The workers are not poor because of over-population, or low-wage immigrants, or foreign competition from high or low-waged nations, or because America bars further immigration, or because of protection or free trade, or because they don't work hard enough, or because they work too hard, or because raw materials are monopolised by certain capitalist groups.


 The workers are poor because they are workers. They live in a capitalist world, where private property in the means of life means wealth, and being propertyless means the necessity of working and the accompaniment of economic subjection and poverty. The conditions of work and of the worker's standard of living are set by the capitalist system. Ending exploitation, utilising existing powers of production to the full, eliminating waste, are all dependent on the solution of the political problem of the conquest of political power.
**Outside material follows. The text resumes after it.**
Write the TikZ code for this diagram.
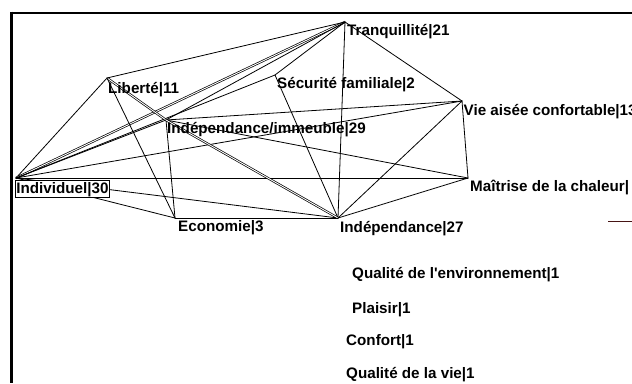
\documentclass[tikz,border=0pt]{standalone}
\usepackage{fontspec}
\setmainfont{Liberation Sans}
\definecolor{dkred}{RGB}{70,20,20}
\begin{document}
\begin{tikzpicture}[x=1pt,y=-1pt,
  lbl/.style={anchor=base west, inner sep=0pt, font=\fontsize{15.2}{18}\selectfont\bfseries},
  edge/.style={line width=0.8pt, line cap=round},
  dbl/.style={line width=0.7pt, double, double distance=0.9pt},
  frame/.style={line width=2.8pt}]
\useasboundingbox (0,0) rectangle (632,383);
\fill[white] (0,0) rectangle (632,383);
% frame
\coordinate (fa) at (10,13);
\coordinate (fb) at (632,13);
\coordinate (fc) at (11.4,11.6);
\coordinate (fd) at (11.4,383);
\draw[frame] (fa) -- (fb);
\draw[frame] (fc) -- (fd);
% node points
\coordinate (pT) at (345,22);
\coordinate (pL) at (107,78);
\coordinate (pS) at (275,75);
\coordinate (pIM) at (166,120);
\coordinate (pV) at (462,101);
\coordinate (pI) at (16,178);
\coordinate (pM) at (468,178);
\coordinate (pE) at (175,218);
\coordinate (pD) at (338,218);
% edges
\draw[edge] (pI) -- (pL);
\draw[dbl] (pI) -- (pT);
\draw[edge] (pI) -- (pS);
\draw[edge] (pI) -- (pIM);
\draw[edge] (pI) -- (pV);
\draw[edge] (pI) -- (pM);
\draw[edge] (pI) -- (pE);
\draw[edge] (pI) -- (pD);
\draw[edge] (pL) -- (pT);
\draw[dbl] (pL) -- (pIM);
\draw[edge] (pL) -- (pE);
\draw[edge] (pT) -- (pIM);
\draw[edge] (pT) -- (pS);
\draw[edge] (pT) -- (pD);
\draw[edge] (pT) -- (pV);
\draw[edge] (pS) -- (pD);
\draw[edge] (pIM) -- (pV);
\draw[edge] (pIM) -- (pM);
\draw[edge] (pIM) -- (pE);
\draw[dbl] (pIM) -- (pD);
\draw[edge] (pV) -- (pM);
\draw[edge] (pV) -- (pD);
\draw[edge] (pM) -- (pD);
\draw[edge] (pE) -- (pD);
% labels
\node[lbl] (nT) at (347,35) {Tranquillité|21};
\node[lbl] (nL) at (108,93) {Liberté|11};
\node[lbl] (nS) at (277,88.5) {Sécurité familiale|2};
\node[lbl] (nIM) at (167,133) {Indépendance/immeuble|29};
\node[lbl] (nV) at (463.5,115) {Vie aisée confortable|13};
\node[lbl] (nM) at (470,191.5) {Maîtrise de la chaleur|};
\node[lbl] (nE) at (178,231.5) {Economie|3};
\node[lbl] (nD) at (340,232) {Indépendance|27};
\node[lbl, draw, fill=white, line width=0.8pt, anchor=north west, inner xsep=1pt, inner ysep=0pt, text height=13.5pt, text depth=3.5pt] (nI) at (15,180) {Individuel|30};
\node[lbl] (q1) at (352,278) {Qualité de l\textquotesingle environnement|1};
\node[lbl] (q2) at (352,313) {Plaisir|1};
\node[lbl] (q3) at (346,345) {Confort|1};
\node[lbl] (q4) at (346,378) {Qualité de la vie|1};
% stray mark at right
\coordinate (sa) at (608,221);
\coordinate (sb) at (632,221);
\draw[dkred, line width=1pt] (sa) -- (sb);
\end{tikzpicture}
\end{document}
Many environmentalists dismiss the contention that Nature is sufficiently bountiful for our needs. They ignore that more than half of the working population are not engaged in producing wealth at all, but are either idle or are carrying on purely wasteful services called into being by the capitalist system. There obviously are problems of population, but the problem of working-class poverty is not one of these. 


Does anybody really believe that if the world’s population was drastically reduced to a few billion, the forest would not be logged to depletion, the pollutants would not be spewed, and greenhouse gas wouldn’t still accumulate in the air? These would just advance at a slower pace, not disappear.

 

The World Socialist Movement (WSM) has always held that a society of abundance for all is possible and can be quickly become a reality. 
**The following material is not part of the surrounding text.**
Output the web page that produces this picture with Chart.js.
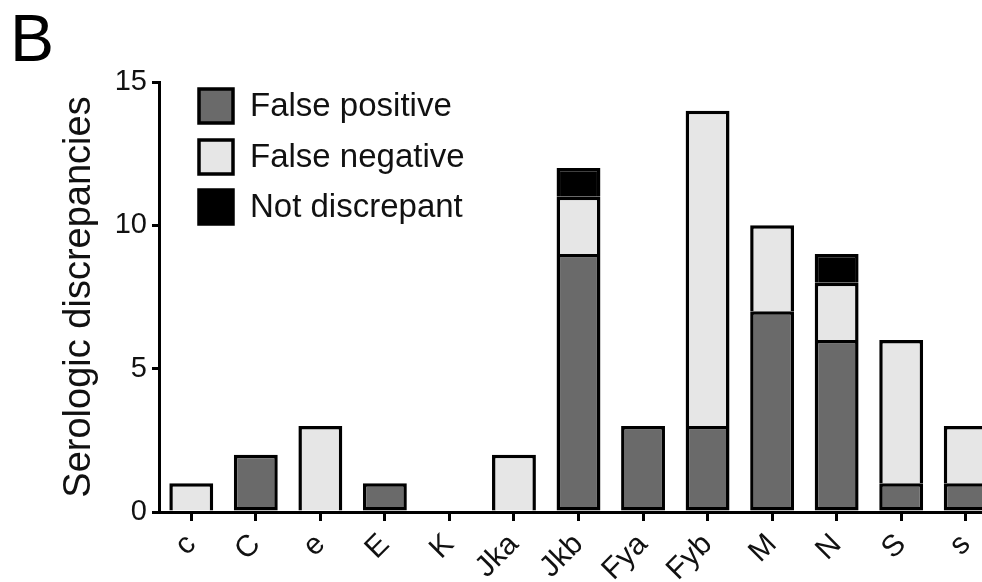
<!DOCTYPE html>
<html>
<head>
<meta charset="utf-8">
<script src="https://cdn.jsdelivr.net/npm/chart.js@4/dist/chart.umd.min.js"></script>
<style>
  html, body { margin: 0; padding: 0; background: #fff; overflow: hidden; }
  #wrap { position: absolute; left: 0; top: 0; width: 1010px; height: 582px; }
</style>
</head>
<body>
<div id="wrap"><canvas id="c" width="1010" height="582"></canvas></div>
<script>
const categories = ['c', 'C', 'e', 'E', 'K', 'Jka', 'Jkb', 'Fya', 'Fyb', 'M', 'N', 'S', 's'];
const falsePositive = [0, 2, 0, 1, 0, 0, 9, 3, 3, 7, 6, 1, 1];
const falseNegative = [1, 0, 3, 0, 0, 2, 2, 0, 11, 3, 2, 5, 2];
const notDiscrepant = [0, 0, 0, 0, 0, 0, 1, 0, 0, 0, 1, 0, 0];
const yTicks = [0, 5, 10, 15];
const seriesNames = ['False positive', 'False negative', 'Not discrepant'];
const panelLabel = 'B';
const yTitle = 'Serologic discrepancies';

const FONT = '"Liberation Sans", Arial, Helvetica, sans-serif';
const fills = ['#6a6a6a', '#e6e6e6', '#000000'];

function ds(label, data, color, skip) {
  return {
    label, data,
    backgroundColor: color,
    borderColor: '#000',
    borderWidth: 3.5,
    borderSkipped: skip,
    barPercentage: 0.68,
    categoryPercentage: 1.0
  };
}

const overlay = {
  id: 'overlay',
  afterDraw(chart) {
    const ctx = chart.ctx;
    ctx.save();
    // panel label
    ctx.fillStyle = '#000';
    ctx.font = '66px ' + FONT;
    ctx.textAlign = 'left';
    ctx.textBaseline = 'alphabetic';
    ctx.fillText(panelLabel, 10, 61);
    // legend
    const bx = 199, size = 34, tops = [89, 140, 190];
    chart.data.datasets.forEach((d, i) => {
      ctx.fillStyle = d.backgroundColor;
      ctx.fillRect(bx, tops[i], size, size);
      ctx.lineWidth = 3.5;
      ctx.strokeStyle = '#000';
      ctx.strokeRect(bx, tops[i], size, size);
      ctx.fillStyle = '#111';
      ctx.font = '33px ' + FONT;
      ctx.textBaseline = 'middle';
      ctx.fillText(d.label, 250, tops[i] + size / 2 + 1);
    });
    ctx.restore();
  }
};

new Chart(document.getElementById('c'), {
  type: 'bar',
  data: {
    labels: categories,
    datasets: [
      ds(seriesNames[0], falsePositive, fills[0], false),
      ds(seriesNames[1], falseNegative, fills[1], 'start'),
      ds(seriesNames[2], notDiscrepant, fills[2], 'start')
    ]
  },
  options: {
    responsive: false,
    animation: false,
    devicePixelRatio: 1,
    layout: { padding: { top: 82, right: 12, left: 0, bottom: 0 } },
    plugins: { legend: { display: false }, tooltip: { enabled: false }, title: { display: false } },
    scales: {
      x: {
        stacked: true,
        grid: { display: true, drawOnChartArea: false, drawTicks: true, tickLength: 9, offset: false, lineWidth: 3, color: '#000' },
        border: { display: true, width: 3, color: '#000' },
        ticks: { color: '#111', font: { family: FONT, size: 30 }, maxRotation: 45, minRotation: 45, padding: 6, autoSkip: false },
        afterFit(s) { s.height = 70; }
      },
      y: {
        stacked: true,
        min: 0, max: 15,
        afterBuildTicks(s) { s.ticks = yTicks.map(v => ({ value: v })); },
        grid: { display: true, drawOnChartArea: false, drawTicks: true, tickLength: 7, lineWidth: 3, color: '#000' },
        border: { display: true, width: 3, color: '#000' },
        ticks: { color: '#111', font: { family: FONT, size: 29 }, padding: 5 },
        title: { display: true, text: yTitle, color: '#111', font: { family: FONT, size: 38 }, padding: { top: 57, bottom: 0 } },
        afterFit(s) { s.width = 159; }
      }
    }
  },
  plugins: [overlay]
});
</script>
</body>
</html>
Technology has developed to the point where society can produce enough for everybody. What is lacking is the required movement to bring such a society into being.


Some scenarios assume that people love luxury and that they loathe work. 


We suggest that neither of these is fully correct and take their reasoning from projecting into socialism the capitalist ethos.  


Our critics remain fixated on what we can call the ‘Lazy, Greedy Hypothesis’ which simplistically preaches the conventional wisdom about peoples selfishness’ and rejects a system that abolishes money, prices and the whole exchange economy, asserting that a money-free scheme would permit the least socially responsible to ‘win’ out because they would take more and give less.


Are some innately selfish and inherently idle? We say no and don’t share in this pessimistic perspective.


We have always thought we left Original Sin to the religious blinkered, not for the progressive-minded to accept.


Human behaviour reflects society. In a dog-eat-dog society such as capitalism, people feel insecure.


Unappreciated and humiliated, there is a tendency for individuals to validate their sense of worth through the accumulation of possessions and conspicuous consumption to compensate for low status and low self-esteem.


Capitalism requires consumption, whether it improves our lives or not, and there is a huge industry devoted to persuading us to consume.


Businesses are compelled to produce more in order to maximise profits with the effect that it creates the enormous waste of consumerism. Obsolescence is built into products that are designed to be irreparable and disposable so that customers are trapped in a throwaway cycle of purchasing upgrades and replacements.


The destruction of ecosystems and the capitalist exchange economy are inseparable parts of the same problem. The capitalist system depends upon growth and accumulation to sustain itself.